# [EXERCISE BRIEF]
Retype the whole listing below, character for character.

# [SOURCE MATERIAL]
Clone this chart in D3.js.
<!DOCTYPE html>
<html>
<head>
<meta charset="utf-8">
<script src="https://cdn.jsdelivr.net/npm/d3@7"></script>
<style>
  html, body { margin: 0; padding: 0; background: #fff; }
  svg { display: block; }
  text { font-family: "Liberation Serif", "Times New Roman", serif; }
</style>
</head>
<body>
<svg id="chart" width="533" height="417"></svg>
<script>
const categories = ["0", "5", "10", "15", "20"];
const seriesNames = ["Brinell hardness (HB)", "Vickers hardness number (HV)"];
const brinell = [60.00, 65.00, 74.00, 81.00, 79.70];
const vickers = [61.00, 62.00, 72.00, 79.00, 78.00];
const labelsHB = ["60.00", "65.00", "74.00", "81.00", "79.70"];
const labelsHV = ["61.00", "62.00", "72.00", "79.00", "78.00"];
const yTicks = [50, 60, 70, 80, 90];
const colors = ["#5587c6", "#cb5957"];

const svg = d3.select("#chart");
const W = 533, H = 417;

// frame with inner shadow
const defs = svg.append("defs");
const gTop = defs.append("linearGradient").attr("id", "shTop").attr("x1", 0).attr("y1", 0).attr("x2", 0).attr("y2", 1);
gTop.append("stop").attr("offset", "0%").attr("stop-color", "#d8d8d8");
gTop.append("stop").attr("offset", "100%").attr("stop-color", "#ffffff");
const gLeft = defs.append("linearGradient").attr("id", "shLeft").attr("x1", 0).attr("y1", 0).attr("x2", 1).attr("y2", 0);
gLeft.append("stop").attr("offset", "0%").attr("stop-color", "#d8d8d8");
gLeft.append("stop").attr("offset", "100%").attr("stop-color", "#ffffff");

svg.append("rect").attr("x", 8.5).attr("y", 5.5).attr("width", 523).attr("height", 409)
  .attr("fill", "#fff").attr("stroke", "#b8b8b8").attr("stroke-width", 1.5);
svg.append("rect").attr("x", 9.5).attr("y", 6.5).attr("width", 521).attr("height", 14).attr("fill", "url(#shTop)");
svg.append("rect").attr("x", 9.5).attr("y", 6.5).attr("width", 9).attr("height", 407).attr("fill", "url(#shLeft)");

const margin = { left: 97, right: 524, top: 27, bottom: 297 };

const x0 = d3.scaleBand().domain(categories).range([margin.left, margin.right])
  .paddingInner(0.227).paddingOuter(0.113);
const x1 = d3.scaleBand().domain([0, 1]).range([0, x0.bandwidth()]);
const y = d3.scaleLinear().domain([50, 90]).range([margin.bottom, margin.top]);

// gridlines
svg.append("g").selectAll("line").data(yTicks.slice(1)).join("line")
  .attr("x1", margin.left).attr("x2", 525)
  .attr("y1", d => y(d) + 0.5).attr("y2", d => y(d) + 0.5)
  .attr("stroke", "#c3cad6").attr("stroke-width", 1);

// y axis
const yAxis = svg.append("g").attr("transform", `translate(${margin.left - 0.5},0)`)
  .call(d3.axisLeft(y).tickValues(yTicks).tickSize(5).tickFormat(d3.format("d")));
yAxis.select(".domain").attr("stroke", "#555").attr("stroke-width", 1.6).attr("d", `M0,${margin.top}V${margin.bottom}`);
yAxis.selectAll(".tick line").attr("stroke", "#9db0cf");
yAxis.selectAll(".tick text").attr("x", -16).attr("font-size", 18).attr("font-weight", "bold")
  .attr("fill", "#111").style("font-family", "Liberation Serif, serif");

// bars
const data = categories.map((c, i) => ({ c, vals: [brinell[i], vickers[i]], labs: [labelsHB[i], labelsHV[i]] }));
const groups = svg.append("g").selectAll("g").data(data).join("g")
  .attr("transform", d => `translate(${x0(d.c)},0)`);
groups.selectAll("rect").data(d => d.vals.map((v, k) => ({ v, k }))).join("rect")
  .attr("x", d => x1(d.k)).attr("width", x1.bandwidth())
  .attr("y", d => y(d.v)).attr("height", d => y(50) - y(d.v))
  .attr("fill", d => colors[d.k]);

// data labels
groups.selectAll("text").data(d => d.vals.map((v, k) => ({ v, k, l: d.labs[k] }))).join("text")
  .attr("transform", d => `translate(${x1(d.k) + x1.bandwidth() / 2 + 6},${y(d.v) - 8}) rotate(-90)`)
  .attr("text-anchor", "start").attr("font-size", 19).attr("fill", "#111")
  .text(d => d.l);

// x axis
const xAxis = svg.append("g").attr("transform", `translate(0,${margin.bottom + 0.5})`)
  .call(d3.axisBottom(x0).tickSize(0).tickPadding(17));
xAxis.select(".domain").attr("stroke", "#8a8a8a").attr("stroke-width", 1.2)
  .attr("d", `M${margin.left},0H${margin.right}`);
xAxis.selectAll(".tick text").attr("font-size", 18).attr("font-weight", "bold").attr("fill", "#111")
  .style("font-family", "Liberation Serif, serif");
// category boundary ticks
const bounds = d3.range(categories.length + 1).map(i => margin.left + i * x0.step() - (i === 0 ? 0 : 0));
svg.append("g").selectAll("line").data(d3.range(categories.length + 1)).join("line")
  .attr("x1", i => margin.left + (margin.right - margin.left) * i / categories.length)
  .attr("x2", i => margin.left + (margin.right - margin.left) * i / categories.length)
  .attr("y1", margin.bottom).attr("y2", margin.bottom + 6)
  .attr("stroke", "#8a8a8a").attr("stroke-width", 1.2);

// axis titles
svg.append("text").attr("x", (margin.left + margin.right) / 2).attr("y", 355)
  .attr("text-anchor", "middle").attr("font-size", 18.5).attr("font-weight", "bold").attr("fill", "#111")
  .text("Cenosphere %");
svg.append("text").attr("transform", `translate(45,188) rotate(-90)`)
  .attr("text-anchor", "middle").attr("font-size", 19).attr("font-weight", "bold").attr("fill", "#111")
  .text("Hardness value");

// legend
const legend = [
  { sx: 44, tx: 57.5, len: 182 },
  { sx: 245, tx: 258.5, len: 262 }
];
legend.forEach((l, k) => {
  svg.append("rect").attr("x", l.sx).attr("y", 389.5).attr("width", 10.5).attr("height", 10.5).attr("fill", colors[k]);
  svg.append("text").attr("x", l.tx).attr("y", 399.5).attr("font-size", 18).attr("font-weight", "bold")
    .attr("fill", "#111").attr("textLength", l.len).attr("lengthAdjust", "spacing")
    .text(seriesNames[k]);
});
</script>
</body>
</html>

# [THE REPLY]
Clone this chart in D3.js.
<!DOCTYPE html>
<html>
<head>
<meta charset="utf-8">
<script src="https://cdn.jsdelivr.net/npm/d3@7"></script>
<style>
  html, body { margin: 0; padding: 0; background: #fff; }
  svg { display: block; }
  text { font-family: "Liberation Serif", "Times New Roman", serif; }
</style>
</head>
<body>
<svg id="chart" width="533" height="417"></svg>
<script>
const categories = ["0", "5", "10", "15", "20"];
const seriesNames = ["Brinell hardness (HB)", "Vickers hardness number (HV)"];
const brinell = [60.00, 65.00, 74.00, 81.00, 79.70];
const vickers = [61.00, 62.00, 72.00, 79.00, 78.00];
const labelsHB = ["60.00", "65.00", "74.00", "81.00", "79.70"];
const labelsHV = ["61.00", "62.00", "72.00", "79.00", "78.00"];
const yTicks = [50, 60, 70, 80, 90];
const colors = ["#5587c6", "#cb5957"];

const svg = d3.select("#chart");
const W = 533, H = 417;

// frame with inner shadow
const defs = svg.append("defs");
const gTop = defs.append("linearGradient").attr("id", "shTop").attr("x1", 0).attr("y1", 0).attr("x2", 0).attr("y2", 1);
gTop.append("stop").attr("offset", "0%").attr("stop-color", "#d8d8d8");
gTop.append("stop").attr("offset", "100%").attr("stop-color", "#ffffff");
const gLeft = defs.append("linearGradient").attr("id", "shLeft").attr("x1", 0).attr("y1", 0).attr("x2", 1).attr("y2", 0);
gLeft.append("stop").attr("offset", "0%").attr("stop-color", "#d8d8d8");
gLeft.append("stop").attr("offset", "100%").attr("stop-color", "#ffffff");

svg.append("rect").attr("x", 8.5).attr("y", 5.5).attr("width", 523).attr("height", 409)
  .attr("fill", "#fff").attr("stroke", "#b8b8b8").attr("stroke-width", 1.5);
svg.append("rect").attr("x", 9.5).attr("y", 6.5).attr("width", 521).attr("height", 14).attr("fill", "url(#shTop)");
svg.append("rect").attr("x", 9.5).attr("y", 6.5).attr("width", 9).attr("height", 407).attr("fill", "url(#shLeft)");

const margin = { left: 97, right: 524, top: 27, bottom: 297 };

const x0 = d3.scaleBand().domain(categories).range([margin.left, margin.right])
  .paddingInner(0.227).paddingOuter(0.113);
const x1 = d3.scaleBand().domain([0, 1]).range([0, x0.bandwidth()]);
const y = d3.scaleLinear().domain([50, 90]).range([margin.bottom, margin.top]);

// gridlines
svg.append("g").selectAll("line").data(yTicks.slice(1)).join("line")
  .attr("x1", margin.left).attr("x2", 525)
  .attr("y1", d => y(d) + 0.5).attr("y2", d => y(d) + 0.5)
  .attr("stroke", "#c3cad6").attr("stroke-width", 1);

// y axis
const yAxis = svg.append("g").attr("transform", `translate(${margin.left - 0.5},0)`)
  .call(d3.axisLeft(y).tickValues(yTicks).tickSize(5).tickFormat(d3.format("d")));
yAxis.select(".domain").attr("stroke", "#555").attr("stroke-width", 1.6).attr("d", `M0,${margin.top}V${margin.bottom}`);
yAxis.selectAll(".tick line").attr("stroke", "#9db0cf");
yAxis.selectAll(".tick text").attr("x", -16).attr("font-size", 18).attr("font-weight", "bold")
  .attr("fill", "#111").style("font-family", "Liberation Serif, serif");

// bars
const data = categories.map((c, i) => ({ c, vals: [brinell[i], vickers[i]], labs: [labelsHB[i], labelsHV[i]] }));
const groups = svg.append("g").selectAll("g").data(data).join("g")
  .attr("transform", d => `translate(${x0(d.c)},0)`);
groups.selectAll("rect").data(d => d.vals.map((v, k) => ({ v, k }))).join("rect")
  .attr("x", d => x1(d.k)).attr("width", x1.bandwidth())
  .attr("y", d => y(d.v)).attr("height", d => y(50) - y(d.v))
  .attr("fill", d => colors[d.k]);

// data labels
groups.selectAll("text").data(d => d.vals.map((v, k) => ({ v, k, l: d.labs[k] }))).join("text")
  .attr("transform", d => `translate(${x1(d.k) + x1.bandwidth() / 2 + 6},${y(d.v) - 8}) rotate(-90)`)
  .attr("text-anchor", "start").attr("font-size", 19).attr("fill", "#111")
  .text(d => d.l);

// x axis
const xAxis = svg.append("g").attr("transform", `translate(0,${margin.bottom + 0.5})`)
  .call(d3.axisBottom(x0).tickSize(0).tickPadding(17));
xAxis.select(".domain").attr("stroke", "#8a8a8a").attr("stroke-width", 1.2)
  .attr("d", `M${margin.left},0H${margin.right}`);
xAxis.selectAll(".tick text").attr("font-size", 18).attr("font-weight", "bold").attr("fill", "#111")
  .style("font-family", "Liberation Serif, serif");
// category boundary ticks
const bounds = d3.range(categories.length + 1).map(i => margin.left + i * x0.step() - (i === 0 ? 0 : 0));
svg.append("g").selectAll("line").data(d3.range(categories.length + 1)).join("line")
  .attr("x1", i => margin.left + (margin.right - margin.left) * i / categories.length)
  .attr("x2", i => margin.left + (margin.right - margin.left) * i / categories.length)
  .attr("y1", margin.bottom).attr("y2", margin.bottom + 6)
  .attr("stroke", "#8a8a8a").attr("stroke-width", 1.2);

// axis titles
svg.append("text").attr("x", (margin.left + margin.right) / 2).attr("y", 355)
  .attr("text-anchor", "middle").attr("font-size", 18.5).attr("font-weight", "bold").attr("fill", "#111")
  .text("Cenosphere %");
svg.append("text").attr("transform", `translate(45,188) rotate(-90)`)
  .attr("text-anchor", "middle").attr("font-size", 19).attr("font-weight", "bold").attr("fill", "#111")
  .text("Hardness value");

// legend
const legend = [
  { sx: 44, tx: 57.5, len: 182 },
  { sx: 245, tx: 258.5, len: 262 }
];
legend.forEach((l, k) => {
  svg.append("rect").attr("x", l.sx).attr("y", 389.5).attr("width", 10.5).attr("height", 10.5).attr("fill", colors[k]);
  svg.append("text").attr("x", l.tx).attr("y", 399.5).attr("font-size", 18).attr("font-weight", "bold")
    .attr("fill", "#111").attr("textLength", l.len).attr("lengthAdjust", "spacing")
    .text(seriesNames[k]);
});
</script>
</body>
</html>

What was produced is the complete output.